The Beckett Blog


Comment on yesterday’s sports mess in Conn.
August 27, 2008, 8:32 am
Filed under: Beckett Blog

I originally posted this as a comment to yesterday’s AP story that I posted about the kid who was banned from pitching for his team because he was “too good.”  The comment was entirely too long, so I deleted it and made a post out of it.

Sorry to drag yesterday into today–I am not boiling like I was when I originally heard about this mess, but still I think it’s important for all sports fans and parents to avoid this.

Now that this ex-comment is a post, I can put pictures in!  I hope this will make more sense as you read on…

The slide

The slide

–EVERYTHING BELOW IS THE ORIGINAL COMMENT I MADE ON YESTERDAY’S STORY

I wrote this a while back, mostly to remind myself about this kind of mindset and how dangerous it is.

I guess some background would be in order so it will make sense.
My daughter is Reagan, she’ll be 3 on Valentine’s Day.
She got this indoor playhouse thing with a slide on it last Christmas.  She climbs on it like a mountain goat.  She literally will be standing on top of it’s walls, that are maybe 5″ wide–freaks me out.
“Luca” is her word for ointment…long story…

——————–

I am going to let Reagan fall sometimes.

I already let her climb on her slide and sometimes it scares the crap out of me.

The thing is, if she never got that slide, she would never have this opportunity to learn some simple and basic facts of life.

I know that if I keep rushing over to her and taking her down when she starts climbing (thinking I am justified because I am protecting her) she will never learn how to climb.

If I yell at her, or punish her for climbing (thinking I am doing a good thing because she MIGHT fall) then she will learn that there must be something wrong with her for even wanting to climb.

If I keep rushing over and catching her every time she is about to fall, then she will never learn that falling hurts.  She will never learn that there are painful consequences to not climbing correctly.  She will start thinking she can just climb any old way she pleases and she will become reckless.

If I warn her to be careful, and then I act smug or superior after she falls, or have this “I told you so” attitude to her when she cries, or I point at other kids when they fall off a slide (at a playground or something) then she will only learn to associate climbing with displeasing Daddy somehow.

If I take the slide away from her, and just avoid the climbing issue totally, then she will go nuts the next time she sees a slide, and I might not be there.

The single most important thing I can do is just be there after she falls.

If she fell and is not hurt, we can laugh about it and make jokes.  I can teach her to look at herself in the mirror and like what she sees, even if she isn’t a perfect climber.

If she fell and is not hurt, but is making a scene, I can teach her that that is not the right way to behave.  Using emotions for attention is unhealthy, and it distracts both of us from the obvious truth…she needs to learn how to climb better!

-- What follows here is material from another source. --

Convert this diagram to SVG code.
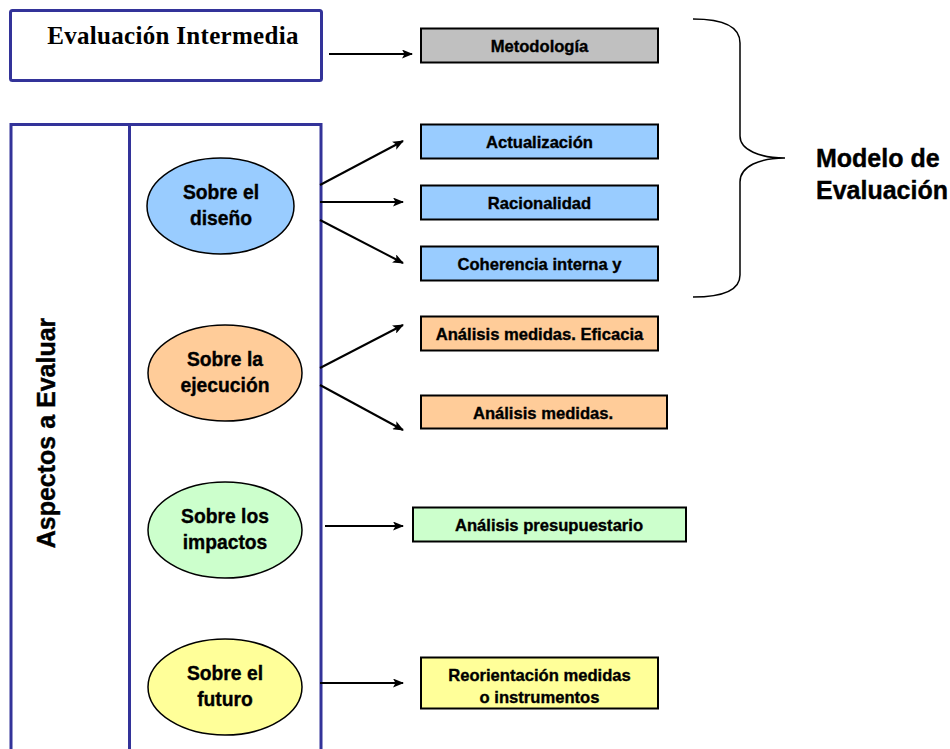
<svg xmlns="http://www.w3.org/2000/svg" width="950" height="749" viewBox="0 0 950 749">
<defs>
<marker id="ah" markerWidth="11" markerHeight="9" refX="10" refY="4.5" orient="auto" markerUnits="userSpaceOnUse">
<path d="M0,0 L11,4.5 L0,9 L2.5,4.5 Z" fill="#000"/>
</marker>
<style>
.frame{fill:#fff;stroke:#333399;stroke-width:3}
.vline{stroke:#333399;stroke-width:3}
.box{stroke:#000;stroke-width:2}
.ell{stroke:#000;stroke-width:1.5}
.bt{font-family:"Liberation Sans",Arial,sans-serif;font-weight:bold;font-size:16.6px;fill:#000;stroke:#000;stroke-width:0.35;text-anchor:middle}
.et{font-family:"Liberation Sans",Arial,sans-serif;font-weight:bold;font-size:19.3px;fill:#000;stroke:#000;stroke-width:0.35;text-anchor:middle}
.big{font-family:"Liberation Sans",Arial,sans-serif;font-weight:bold;font-size:25px;fill:#000;stroke:#000;stroke-width:0.4}
.conn{stroke:#000;stroke-width:2;fill:none;marker-end:url(#ah)}
</style>
</defs>
<g id="evaluacion-intermedia">
<rect class="frame" x="10.5" y="10.5" width="311" height="70" rx="2"/>
<text x="173" y="44" font-family="Liberation Serif,'Times New Roman',serif" font-weight="bold" font-size="25" letter-spacing="0.3" text-anchor="middle">Evaluación Intermedia</text>
</g>
<g id="aspectos">
<rect class="frame" x="11" y="124.5" width="310" height="640"/>
<line class="vline" x1="129.5" y1="124" x2="129.5" y2="749"/>
<text class="big" transform="translate(55,433) rotate(-90)" text-anchor="middle" font-size="25.5">Aspectos a Evaluar</text>
</g>
<g id="sobre-diseno">
<ellipse class="ell" cx="220.5" cy="206" rx="73.5" ry="48" fill="#99CCFF"/>
<text class="et" x="221" y="199">Sobre el</text>
<text class="et" x="221" y="225">diseño</text>
</g>
<g id="sobre-ejecucion">
<ellipse class="ell" cx="225" cy="373" rx="77" ry="48" fill="#FFCC99"/>
<text class="et" x="225" y="366">Sobre la</text>
<text class="et" x="225" y="392">ejecución</text>
</g>
<g id="sobre-impactos">
<ellipse class="ell" cx="225" cy="530" rx="77" ry="48" fill="#CCFFCC"/>
<text class="et" x="225" y="523">Sobre los</text>
<text class="et" x="225" y="549">impactos</text>
</g>
<g id="sobre-futuro">
<ellipse class="ell" cx="225" cy="687" rx="77" ry="48" fill="#FFFF99"/>
<text class="et" x="225" y="680">Sobre el</text>
<text class="et" x="225" y="706">futuro</text>
</g>
<g id="metodologia">
<rect class="box" x="421" y="28.5" width="237" height="34" fill="#C0C0C0"/>
<text class="bt" x="539.5" y="52">Metodología</text>
</g>
<g id="actualizacion">
<rect class="box" x="421" y="124.5" width="237" height="34" fill="#99CCFF"/>
<text class="bt" x="539.5" y="148">Actualización</text>
</g>
<g id="racionalidad">
<rect class="box" x="421" y="185.5" width="237" height="34" fill="#99CCFF"/>
<text class="bt" x="539.5" y="209">Racionalidad</text>
</g>
<g id="coherencia">
<rect class="box" x="421" y="246.5" width="237" height="34" fill="#99CCFF"/>
<text class="bt" x="539.5" y="270">Coherencia interna y</text>
</g>
<g id="eficacia">
<rect class="box" x="421" y="316.5" width="237" height="34" fill="#FFCC99"/>
<text class="bt" x="539.5" y="340">Análisis medidas. Eficacia</text>
</g>
<g id="medidas">
<rect class="box" x="421" y="395.5" width="246" height="33" fill="#FFCC99"/>
<text class="bt" x="543" y="419">Análisis medidas.</text>
</g>
<g id="presupuestario">
<rect class="box" x="413" y="507.5" width="273" height="34" fill="#CCFFCC"/>
<text class="bt" x="549" y="531">Análisis presupuestario</text>
</g>
<g id="reorientacion">
<rect class="box" x="421" y="657.5" width="237" height="51" fill="#FFFF99"/>
<text class="bt" x="539.5" y="681">Reorientación medidas</text>
<text class="bt" x="539.5" y="703">o instrumentos</text>
</g>
<g id="modelo">
<path d="M693,19 C725,19 740,28 740,43 L740,136 C740,150 760,158 785,158 C760,158 740,166 740,182 L740,275 C740,290 725,297 693,297" fill="none" stroke="#000" stroke-width="1.5"/>
<text class="big" x="816" y="167">Modelo de</text>
<text class="big" x="816" y="199">Evaluación</text>
</g>
<g id="connectors">
<line class="conn" x1="329" y1="54" x2="412" y2="54"/>
<line class="conn" x1="320" y1="185" x2="403" y2="141"/>
<line class="conn" x1="320" y1="202" x2="403" y2="202"/>
<line class="conn" x1="320" y1="220" x2="403" y2="263"/>
<line class="conn" x1="320" y1="368" x2="403" y2="325"/>
<line class="conn" x1="320" y1="385" x2="403" y2="430"/>
<line class="conn" x1="325" y1="526" x2="403" y2="526"/>
<line class="conn" x1="320" y1="683" x2="403" y2="683"/>
</g>
</svg>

If she fell and is embarrassed, I can run over to her, trip and fall down, and teach her to not be ashamed, and that everyone makes mistakes, even Daddy.

If she fell and scraped her knee, I can put some Luca and a Dora band-aid on it and teach her TRUST.  She will know that I will be there to pick her up if she falls.

If she fell and broke her arm, I could calm her and comfort her and then take her to the hospital, and help her until she was healed, and teach her that I will always do what I can to help her no matter how hard she falls.  She would also learn that not everyone can do everything, and even Daddy cannot fix a broken arm by himself.  This would help to teach her to trust other people, not just Daddy.

If she fell and broke her neck, then I would sue the s*it out of Kangaroo Climber, Inc. and use the money to buy her every toy in the world, and teach her the modern American way to wealth.

Ok, I am kidding there, but I hope that you now can get the point I am trying to make.